Summit of Americas Heads of state from across the Americas will gather in Los Angeles for their ninth summit. The build up has been overshadowed by arguments over who should attend, who might boycott the event and what it can achieve.
D-Day anniversary It’s the 78th anniversary of the 1944 landings in Normandy, one of the largest amphibious military assaults in history, in which Allied forces began liberating mainland Europe from Nazi Germany during the second world war. South Korea, meanwhile, observes a day of remembrance to commemorate those who died during the Korean war.
What else we’re reading
Big Tech pulls out all the stops to halt ‘self-preferencing’ antitrust bill The bill would prevent large online platforms – such as Amazon and Alphabet – from using their dominance in one field to give other products an unfair advantage. If the bill goes through, it is likely to lend momentum to a wave of legislation aimed at strengthening America’s competition rules, in what could be the biggest update of the country’s antitrust rules in a generation.

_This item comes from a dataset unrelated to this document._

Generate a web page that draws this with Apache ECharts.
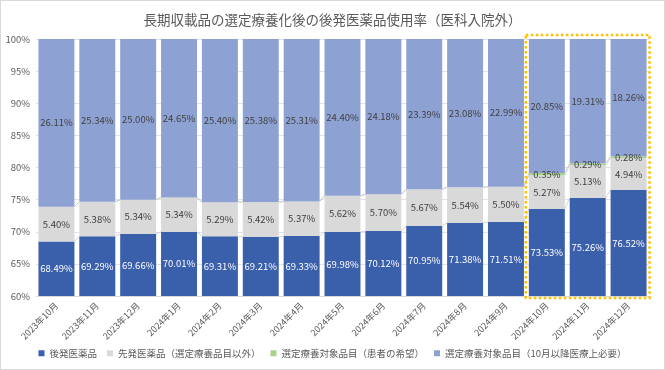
<!DOCTYPE html>
<html><head><meta charset="utf-8">
<script src="https://cdn.jsdelivr.net/npm/echarts@6/dist/echarts.min.js"></script>
<style>html,body{margin:0;padding:0;background:#fff}#c{width:665px;height:370px;box-sizing:border-box;border:1px solid #d9d9d9}</style>
</head><body><div id="c"></div>
<script>
const categories = ['2023年10月','2023年11月','2023年12月','2024年1月','2024年2月','2024年3月','2024年4月','2024年5月','2024年6月','2024年7月','2024年8月','2024年9月','2024年10月','2024年11月','2024年12月'];
const generic = [68.49,69.29,69.66,70.01,69.31,69.21,69.33,69.98,70.12,70.95,71.38,71.51,73.53,75.26,76.52];
const brandOther = [5.40,5.38,5.34,5.34,5.29,5.42,5.37,5.62,5.70,5.67,5.54,5.50,5.27,5.13,4.94];
const selectedPatient = [0,0,0,0,0,0,0,0,0,0,0,0,0.35,0.29,0.28];
const selectedMedical = [26.11,25.34,25.00,24.65,25.40,25.38,25.31,24.40,24.18,23.39,23.08,22.99,20.85,19.31,18.26];
const yTicks = [60,65,70,75,80,85,90,95,100];
const highlightFrom = '2024年10月', highlightTo = '2024年12月';

const FONT = '"Noto Sans CJK JP", sans-serif';
const names = ['後発医薬品','先発医薬品（選定療養品目以外）','選定療養対象品目（患者の希望）','選定療養対象品目（10月以降医療上必要）'];
const colors = ['#3A5FAB','#D9D9D9','#A9D18E','#8EA1D3'];
const labelColors = ['#ffffff','#404040','#404040','#404040'];
const datasets = [generic, brandOther, selectedPatient, selectedMedical];
const barGapRatio = 0.12;

const cum = datasets.map((d, k) => d.map((v, i) => datasets.slice(0, k + 1).reduce((s, a) => s + a[i], 0)));
const connData = [];
for (let i = 0; i < categories.length - 1; i++) {
  connData.push([i, cum[0][i], cum[0][i+1], cum[1][i], cum[1][i+1], cum[2][i], cum[2][i+1]]);
}

const chart = echarts.init(document.getElementById('c'), null, {renderer: 'canvas'});
const series = datasets.map((d, k) => ({
  name: names[k], type: 'bar', stack: 'total', data: d,
  barCategoryGap: (barGapRatio * 100) + '%',
  itemStyle: {color: colors[k]},
  label: {
    show: true, position: 'inside', color: labelColors[k], fontSize: 9.5, fontFamily: FONT,
    formatter: p => p.value > 0 ? p.value.toFixed(2) + '%' : ''
  },
  z: 2
}));
series.push({
  type: 'custom', name: 'conn', silent: true, z: 3,
  data: connData, encode: {x: 0, y: 1},
  renderItem: (params, api) => {
    const i = api.value(0);
    const half = api.size([1, 0])[0] * (1 - barGapRatio) / 2;
    const children = [];
    for (let k = 0; k < 3; k++) {
      const a = api.coord([i, api.value(1 + 2*k)]);
      const b = api.coord([i + 1, api.value(2 + 2*k)]);
      children.push({type: 'line', shape: {x1: a[0] + half, y1: a[1], x2: b[0] - half, y2: b[1]},
        style: {stroke: '#C8C8C8', lineWidth: 0.8}});
    }
    return {type: 'group', children, clipPath: {type: 'rect', shape: {x: params.coordSys.x, y: params.coordSys.y, width: params.coordSys.width, height: params.coordSys.height}}};
  }
});

chart.setOption({
  animation: false,
  title: {text: '長期収載品の選定療養化後の後発医薬品使用率（医科入院外）', left: 'center', top: 7,
    textStyle: {fontFamily: FONT, fontSize: 13.5, fontWeight: 'normal', color: '#595959'}},
  grid: {left: 35, right: 15, top: 38, bottom: 73},
  legend: {data: names, bottom: 6, left: 'center', itemWidth: 6, itemHeight: 6, itemGap: 10, icon: 'rect',
    textStyle: {fontFamily: FONT, fontSize: 9.5, color: '#595959'}},
  xAxis: {type: 'category', data: categories,
    axisLine: {lineStyle: {color: '#D9D9D9'}}, axisTick: {show: false},
    axisLabel: {rotate: 45, fontFamily: FONT, fontSize: 9, color: '#595959', interval: 0, margin: 8}},
  yAxis: {type: 'value', min: yTicks[0], max: yTicks[yTicks.length-1], interval: yTicks[1]-yTicks[0],
    axisLine: {show: false}, axisTick: {show: false},
    splitLine: {lineStyle: {color: '#E3E3E3'}},
    axisLabel: {formatter: '{value}%', fontFamily: FONT, fontSize: 9.5, color: '#595959', margin: 6}},
  series
});

const i0 = categories.indexOf(highlightFrom), i1 = categories.indexOf(highlightTo);
const pa = chart.convertToPixel({xAxisIndex: 0, yAxisIndex: 0}, [i0, yTicks[yTicks.length-1]]);
const pb = chart.convertToPixel({xAxisIndex: 0, yAxisIndex: 0}, [i1, yTicks[0]]);
const band = (chart.convertToPixel({xAxisIndex: 0}, 1) - chart.convertToPixel({xAxisIndex: 0}, 0));
const halfBar = band * (1 - barGapRatio) / 2;
chart.setOption({graphic: [{type: 'rect', silent: true, z: 10,
  shape: {x: pa[0] - halfBar - 3, y: pa[1] - 4, width: (pb[0] - pa[0]) + 2*halfBar + 6, height: (pb[1] - pa[1]) + 6},
  style: {fill: 'none', stroke: '#FFC000', lineWidth: 2.5, lineDash: [2.5, 2.5]}}]});
</script></body></html>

There is another act to come in this market drama US stocks have pulled back from the cliff edge – the 20 per cent drop that defines a bear market. Many are wondering how this drama, the worst start of any year since 1970, will end. Ruchir Sharma’s view is that this is an intermission, and the next act will bring another step down.
How ESG investing came to a reckoning The acronym is less than two decades old, but it may already be coming to the end of its useful life. With allegations of greenwashing at the highest levels, should funds still package together environmental, social and governance factors?
‘Facebook would not be Facebook without Sheryl’ Sheryl Sandberg intended to spend just five years at Facebook when she joined in 2008 as Mark Zuckerberg’s right-hand woman. Instead, she stayed 14 years, becoming one of the most recognizable, and polarizing, figures in Silicon Valley. When she steps down as chief operating officer of Facebook, now known as Meta, this fall, she will leave behind a mixed legacy.
‘This might be a watershed for American feminism’ Amia Srinivasan, the 37-year-old philosophy professor at Oxford University, has emerged as one of today’s most innovative feminist thinkers, analyzing how women are constrained by politics, culture and technology. “Roe vs Wade is just the beginning,” she tells Henry Mance.